Ergonomic Backrest Pillow Setup Guide | Sit Right, Hurt Less

An ergonomic backrest pillow supports the spine’s natural lumbar curve when you set its most prominent point at belt height and push your hips fully into the seat.

Slumping in a chair or propping yourself upright in bed with a random throw pillow creates the exact strain you are trying to fix. The real fix is a backrest pillow positioned deliberately — and it takes about thirty seconds once you know the landmarks. Whether you are setting one up on an office chair, a gaming chair, a couch, or a bed, the principle is the same: find your lower back’s inward curve and match the pillow’s peak to it.

Below is the exact method for both lumbar pillows (chairs) and reading pillows (beds), plus the mistakes that cancel all the effort.

What Makes a Backrest Pillow Ergonomic?

An ergonomic backrest pillow mimics what a properly contoured seatback would do: maintain the spine’s natural S-curve without forcing it. The lumbar region — roughly at your belt line — needs the most prominent part of the pillow.

Key specifications to look for when buying (and our tested backrest pillow picks cover these criteria):

  • Back panel height: 18–20 inches for most adults under 5’10”; 22–24 inches for taller users.
  • Filling: Shredded memory foam holds shape without being rock hard.
  • Armrests (bed pillows): Should sit at elbow height so shoulders stay relaxed.
  • Removable cover: Sanitary and washable.

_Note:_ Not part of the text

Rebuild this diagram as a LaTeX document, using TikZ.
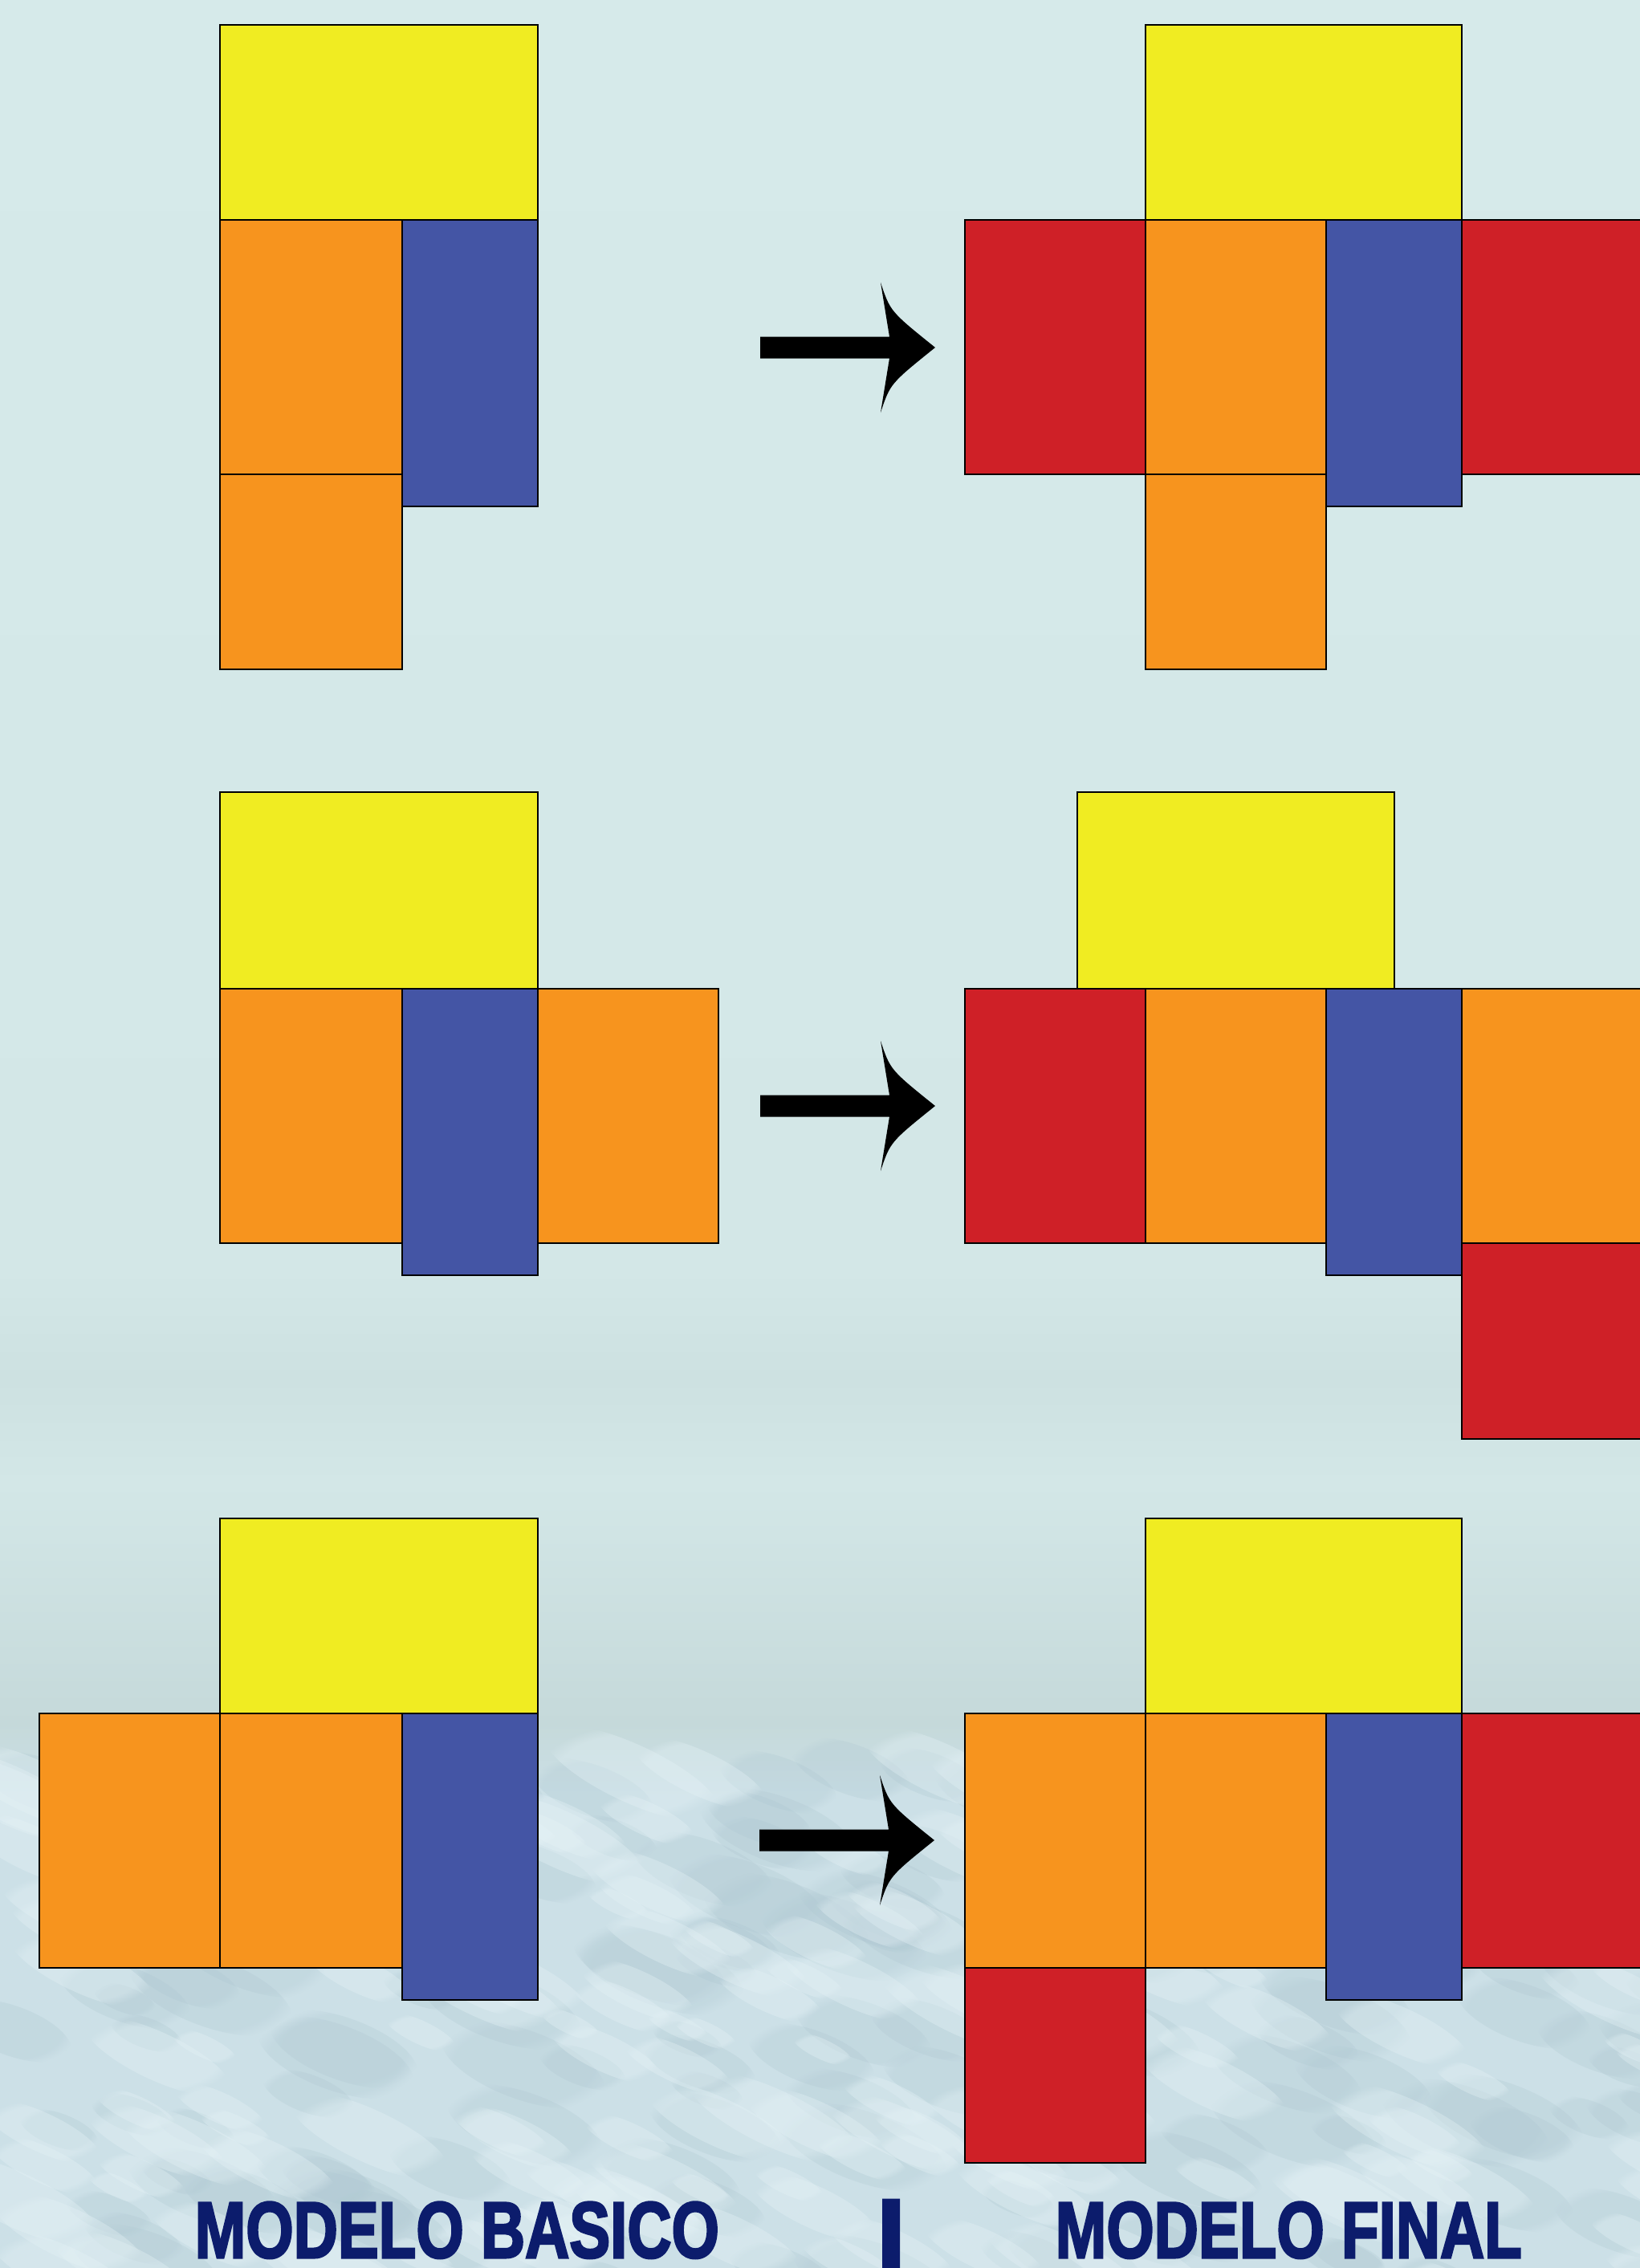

How to Set Up a Lumbar Pillow on a Chair

A lumbar pillow for an office or gaming chair works only if you set your foundation posture first, then adjust the pillow to one specific height.

  1. Sit all the way back. Your tailbone should press against the seatback. Plant both feet flat on the floor; if your feet dangle, use a footrest.
  2. Find your lumbar curve. Reach behind you near your belt line. That inward hollow is where the pillow needs to sit.
  3. Adjust height. Move the pillow up or down until its most prominent point matches that hollow.
  4. Set depth. Loosen the straps fully so the pillow sits flat against the chair. Lean back, then slowly tighten until the pillow just touches your back — firm padding, not a hard poke.
  5. Run the gap test. Try sliding a hand behind your lower back. If it slides through easily, tighten another click.
  6. Compress if needed.

How to Set Up a Reading Pillow on a Bed

Reading pillows with armrests are for upright sitting (reading, laptop work, TV), not for sleeping. The setup is different from a chair because the base is soft.

  1. Place the pillow flat on the mattress. Do not wedge it against the headboard at an angle; that pushes the curve into your mid-back.
  2. Check panel height. The back panel should cover the base of your spine to at least your shoulder blades. Taller users need a tall/XXL model (22+ inches).
  3. Verify armrest position. Your elbows should rest naturally without raising your shoulders.
  4. Support your knees. Place a pillow under your bent knees.
  5. Hold material at eye level. A tablet stand or book rest prevents hunching forward. Good lighting also helps you avoid slouching to see.

Duration limit: Bed sitting is not the same as chair sitting.

Three Mistakes That Wreck Your Setup

Most backrest pillow complaints are caused by one of these. Check them before buying a different pillow.

  • The pillow is too high or too low. The most common error.
  • You skipped the hip tuck. Sitting “in the middle” leaves no room for the lumbar curve to work.
  • You over-rely on the pillow. An ergonomic pillow supports your back; it does not replace core engagement.